PROBLEM STATEMENT
Skip any picture you find and retype all the remaining lines exactly.
--- SUPPLIED MATERIAL ---
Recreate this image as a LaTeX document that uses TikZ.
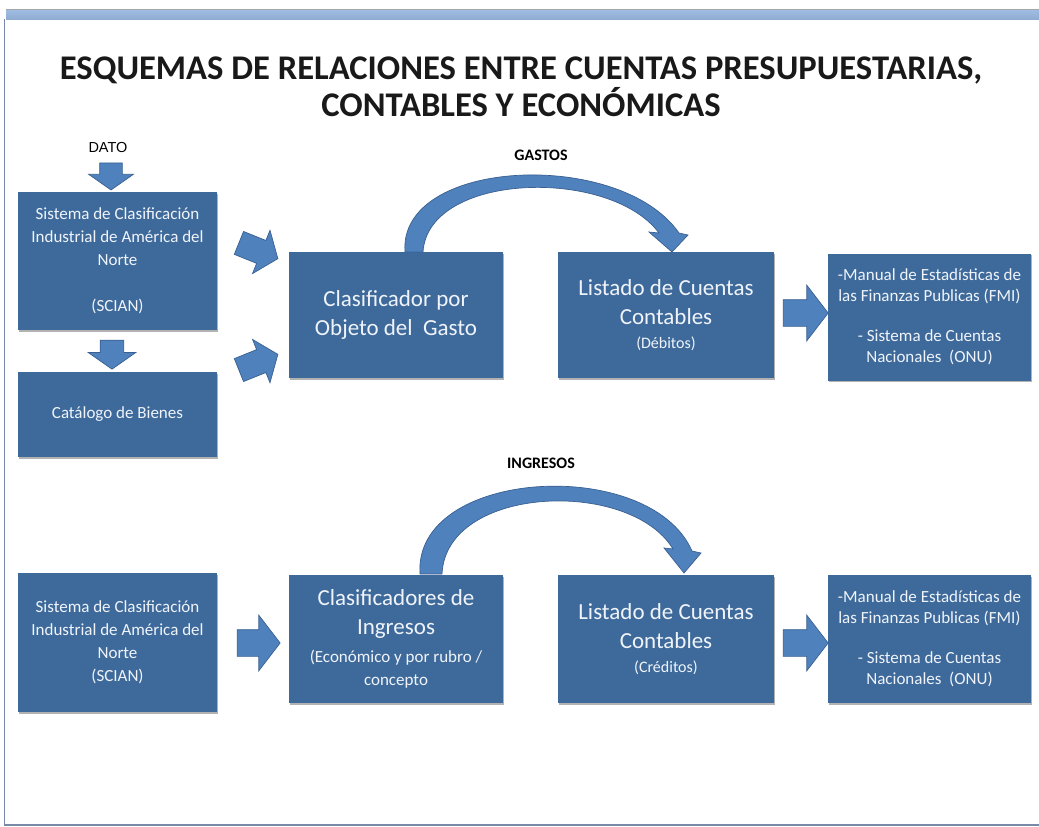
\documentclass[tikz,border=0pt]{standalone}
\usepackage{fontspec}
\setmainfont{Carlito}
\newfontfamily\arialfont{Liberation Sans}
\usetikzlibrary{shapes.arrows,shadows}
\definecolor{boxblue}{RGB}{62,106,155}
\definecolor{boxtext}{RGB}{240,244,250}
\definecolor{arrowblue}{RGB}{79,129,189}
\definecolor{arrowline}{RGB}{58,96,145}
\definecolor{barblue}{RGB}{160,190,230}
\definecolor{bardark}{RGB}{145,172,210}
\definecolor{framecol}{RGB}{120,138,168}
\tikzset{
  box/.style={rectangle, fill=boxblue, text=boxtext, align=center, inner sep=0pt,
    drop shadow={shadow xshift=1.2pt, shadow yshift=-1.5pt, fill=black, opacity=0.3}},
  smalltxt/.style={font=\fontsize{17}{23}\selectfont},
  bigtxt/.style={font=\fontsize{23}{29}\selectfont},
  barrow/.style={single arrow, fill=arrowblue, draw=arrowline, line width=0.7pt,
    inner xsep=0pt, minimum width=0pt},
  curvearrow/.style={fill=arrowblue, draw=arrowline, line width=0.7pt},
  heading/.style={font=\bfseries\fontsize{16}{19}\selectfont, text=black}
}
\begin{document}
\begin{tikzpicture}[x=1pt,y=-1pt]
\useasboundingbox (0,0) rectangle (1039,827);
% frame
\fill[white] (0,0) rectangle (1039,827);
\shade[top color=barblue, bottom color=bardark] (6,9) rectangle (1039,19);
\draw[gray!70, line width=0.6pt] (6,9) -- (1039,9);
\draw[framecol, line width=1.5pt] (4.5,19) -- (4.5,825) -- (1039,825);
% title
\node[font=\bfseries\fontsize{34.6}{37}\selectfont, text=black!90, align=center] (title) at (521,86.5)
  {ESQUEMAS DE RELACIONES ENTRE CUENTAS PRESUPUESTARIAS,\\CONTABLES Y ECONÓMICAS};
\node[font=\arialfont\fontsize{14.5}{16}\selectfont] (dato) at (108,148) {DATO};
\node[heading] (gastos) at (541,155) {GASTOS};
\node[heading] (ingresos) at (541,463) {INGRESOS};
% boxes top row
\node[box, smalltxt, minimum width=199pt, minimum height=138pt] (scian1) at (117.5,261)
  {Sistema de Clasificación\\Industrial de América del\\Norte\\[23pt](SCIAN)};
\node[box, smalltxt, minimum width=199pt, minimum height=85pt] (cat) at (117.5,414.5)
  {Catálogo de Bienes};
\node[box, bigtxt, minimum width=214pt, minimum height=126pt] (cog) at (396,315)
  {Clasificador por\\Objeto del~~Gasto};
\node[box, bigtxt, minimum width=216pt, minimum height=126pt] (lcc1) at (666,315)
  {Listado de Cuentas\\Contables\\[-5pt]{\fontsize{16}{19}\selectfont (Débitos)}};
\node[box, font=\fontsize{17}{21}\selectfont, minimum width=203pt, minimum height=127pt] (man1) at (929.5,317)
  {-Manual de Estadísticas de\\las Finanzas Publicas (FMI)\\[19pt]- Sistema de Cuentas\\Nacionales~~(ONU)};
% boxes bottom row
\node[box, smalltxt, minimum width=199pt, minimum height=139pt] (scian2) at (117.5,642.5)
  {Sistema de Clasificación\\Industrial de América del\\Norte\\(SCIAN)};
\node[box, bigtxt, minimum width=214pt, minimum height=128pt] (cing) at (396,639)
  {Clasificadores de\\Ingresos\\[-1pt]{\fontsize{17}{21}\selectfont (Económico y por rubro /}\\[-6pt]{\fontsize{17}{21}\selectfont concepto}};
\node[box, bigtxt, minimum width=216pt, minimum height=128pt] (lcc2) at (666,639)
  {Listado de Cuentas\\Contables\\[-5pt]{\fontsize{16}{19}\selectfont (Créditos)}};
\node[box, font=\fontsize{17}{21}\selectfont, minimum width=203pt, minimum height=128pt] (man2) at (929.5,639)
  {-Manual de Estadísticas de\\las Finanzas Publicas (FMI)\\[19pt]- Sistema de Cuentas\\Nacionales~~(ONU)};
% block arrows
\node[barrow, inner ysep=11pt, minimum height=27pt, single arrow head extend=11pt,
  single arrow tip angle=110, rotate=-90] (adato) at (111,172.5) {};
\node[barrow, inner ysep=11.5pt, minimum height=29pt, single arrow head extend=12pt,
  single arrow tip angle=110, rotate=-90] (adown) at (112,350.5) {};
\node[barrow, inner ysep=12pt, minimum height=42pt, single arrow head extend=11pt,
  single arrow tip angle=105, rotate=-22] (adiag1) at (254,249) {};
\node[barrow, inner ysep=12pt, minimum height=42pt, single arrow head extend=11pt,
  single arrow tip angle=105, rotate=22] (adiag2) at (254,364) {};
\node[barrow, inner ysep=13pt, minimum height=45pt, single arrow head extend=14.5pt,
  single arrow tip angle=105] (aman1) at (800.5,313) {};
\node[barrow, inner ysep=13pt, minimum height=43pt, single arrow head extend=14.5pt,
  single arrow tip angle=105] (aing) at (253.5,643) {};
\node[barrow, inner ysep=13pt, minimum height=45pt, single arrow head extend=14.5pt,
  single arrow tip angle=105] (aman2) at (800.5,643) {};
% curved arrows
\draw[curvearrow] (405,252) .. controls (398,158) and (620,148) .. (679,233)
  -- (688,235) -- (672,252) -- (649,232) -- (659,233)
  .. controls (610,167) and (428,172) .. (423,252) -- cycle;
\draw[curvearrow] (420,574) .. controls (413,468) and (650,455) .. (692,551)
  -- (701,553) -- (684,573) -- (664,548) -- (673,549)
  .. controls (630,478) and (446,485) .. (442,574) -- cycle;
\end{tikzpicture}
\end{document}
---
RESULT BELOW
Recreate this image as a LaTeX document that uses TikZ.
\documentclass[tikz,border=0pt]{standalone}
\usepackage{fontspec}
\setmainfont{Carlito}
\newfontfamily\arialfont{Liberation Sans}
\usetikzlibrary{shapes.arrows,shadows}
\definecolor{boxblue}{RGB}{62,106,155}
\definecolor{boxtext}{RGB}{240,244,250}
\definecolor{arrowblue}{RGB}{79,129,189}
\definecolor{arrowline}{RGB}{58,96,145}
\definecolor{barblue}{RGB}{160,190,230}
\definecolor{bardark}{RGB}{145,172,210}
\definecolor{framecol}{RGB}{120,138,168}
\tikzset{
  box/.style={rectangle, fill=boxblue, text=boxtext, align=center, inner sep=0pt,
    drop shadow={shadow xshift=1.2pt, shadow yshift=-1.5pt, fill=black, opacity=0.3}},
  smalltxt/.style={font=\fontsize{17}{23}\selectfont},
  bigtxt/.style={font=\fontsize{23}{29}\selectfont},
  barrow/.style={single arrow, fill=arrowblue, draw=arrowline, line width=0.7pt,
    inner xsep=0pt, minimum width=0pt},
  curvearrow/.style={fill=arrowblue, draw=arrowline, line width=0.7pt},
  heading/.style={font=\bfseries\fontsize{16}{19}\selectfont, text=black}
}
\begin{document}
\begin{tikzpicture}[x=1pt,y=-1pt]
\useasboundingbox (0,0) rectangle (1039,827);
% frame
\fill[white] (0,0) rectangle (1039,827);
\shade[top color=barblue, bottom color=bardark] (6,9) rectangle (1039,19);
\draw[gray!70, line width=0.6pt] (6,9) -- (1039,9);
\draw[framecol, line width=1.5pt] (4.5,19) -- (4.5,825) -- (1039,825);
% title
\node[font=\bfseries\fontsize{34.6}{37}\selectfont, text=black!90, align=center] (title) at (521,86.5)
  {ESQUEMAS DE RELACIONES ENTRE CUENTAS PRESUPUESTARIAS,\\CONTABLES Y ECONÓMICAS};
\node[font=\arialfont\fontsize{14.5}{16}\selectfont] (dato) at (108,148) {DATO};
\node[heading] (gastos) at (541,155) {GASTOS};
\node[heading] (ingresos) at (541,463) {INGRESOS};
% boxes top row
\node[box, smalltxt, minimum width=199pt, minimum height=138pt] (scian1) at (117.5,261)
  {Sistema de Clasificación\\Industrial de América del\\Norte\\[23pt](SCIAN)};
\node[box, smalltxt, minimum width=199pt, minimum height=85pt] (cat) at (117.5,414.5)
  {Catálogo de Bienes};
\node[box, bigtxt, minimum width=214pt, minimum height=126pt] (cog) at (396,315)
  {Clasificador por\\Objeto del~~Gasto};
\node[box, bigtxt, minimum width=216pt, minimum height=126pt] (lcc1) at (666,315)
  {Listado de Cuentas\\Contables\\[-5pt]{\fontsize{16}{19}\selectfont (Débitos)}};
\node[box, font=\fontsize{17}{21}\selectfont, minimum width=203pt, minimum height=127pt] (man1) at (929.5,317)
  {-Manual de Estadísticas de\\las Finanzas Publicas (FMI)\\[19pt]- Sistema de Cuentas\\Nacionales~~(ONU)};
% boxes bottom row
\node[box, smalltxt, minimum width=199pt, minimum height=139pt] (scian2) at (117.5,642.5)
  {Sistema de Clasificación\\Industrial de América del\\Norte\\(SCIAN)};
\node[box, bigtxt, minimum width=214pt, minimum height=128pt] (cing) at (396,639)
  {Clasificadores de\\Ingresos\\[-1pt]{\fontsize{17}{21}\selectfont (Económico y por rubro /}\\[-6pt]{\fontsize{17}{21}\selectfont concepto}};
\node[box, bigtxt, minimum width=216pt, minimum height=128pt] (lcc2) at (666,639)
  {Listado de Cuentas\\Contables\\[-5pt]{\fontsize{16}{19}\selectfont (Créditos)}};
\node[box, font=\fontsize{17}{21}\selectfont, minimum width=203pt, minimum height=128pt] (man2) at (929.5,639)
  {-Manual de Estadísticas de\\las Finanzas Publicas (FMI)\\[19pt]- Sistema de Cuentas\\Nacionales~~(ONU)};
% block arrows
\node[barrow, inner ysep=11pt, minimum height=27pt, single arrow head extend=11pt,
  single arrow tip angle=110, rotate=-90] (adato) at (111,172.5) {};
\node[barrow, inner ysep=11.5pt, minimum height=29pt, single arrow head extend=12pt,
  single arrow tip angle=110, rotate=-90] (adown) at (112,350.5) {};
\node[barrow, inner ysep=12pt, minimum height=42pt, single arrow head extend=11pt,
  single arrow tip angle=105, rotate=-22] (adiag1) at (254,249) {};
\node[barrow, inner ysep=12pt, minimum height=42pt, single arrow head extend=11pt,
  single arrow tip angle=105, rotate=22] (adiag2) at (254,364) {};
\node[barrow, inner ysep=13pt, minimum height=45pt, single arrow head extend=14.5pt,
  single arrow tip angle=105] (aman1) at (800.5,313) {};
\node[barrow, inner ysep=13pt, minimum height=43pt, single arrow head extend=14.5pt,
  single arrow tip angle=105] (aing) at (253.5,643) {};
\node[barrow, inner ysep=13pt, minimum height=45pt, single arrow head extend=14.5pt,
  single arrow tip angle=105] (aman2) at (800.5,643) {};
% curved arrows
\draw[curvearrow] (405,252) .. controls (398,158) and (620,148) .. (679,233)
  -- (688,235) -- (672,252) -- (649,232) -- (659,233)
  .. controls (610,167) and (428,172) .. (423,252) -- cycle;
\draw[curvearrow] (420,574) .. controls (413,468) and (650,455) .. (692,551)
  -- (701,553) -- (684,573) -- (664,548) -- (673,549)
  .. controls (630,478) and (446,485) .. (442,574) -- cycle;
\end{tikzpicture}
\end{document}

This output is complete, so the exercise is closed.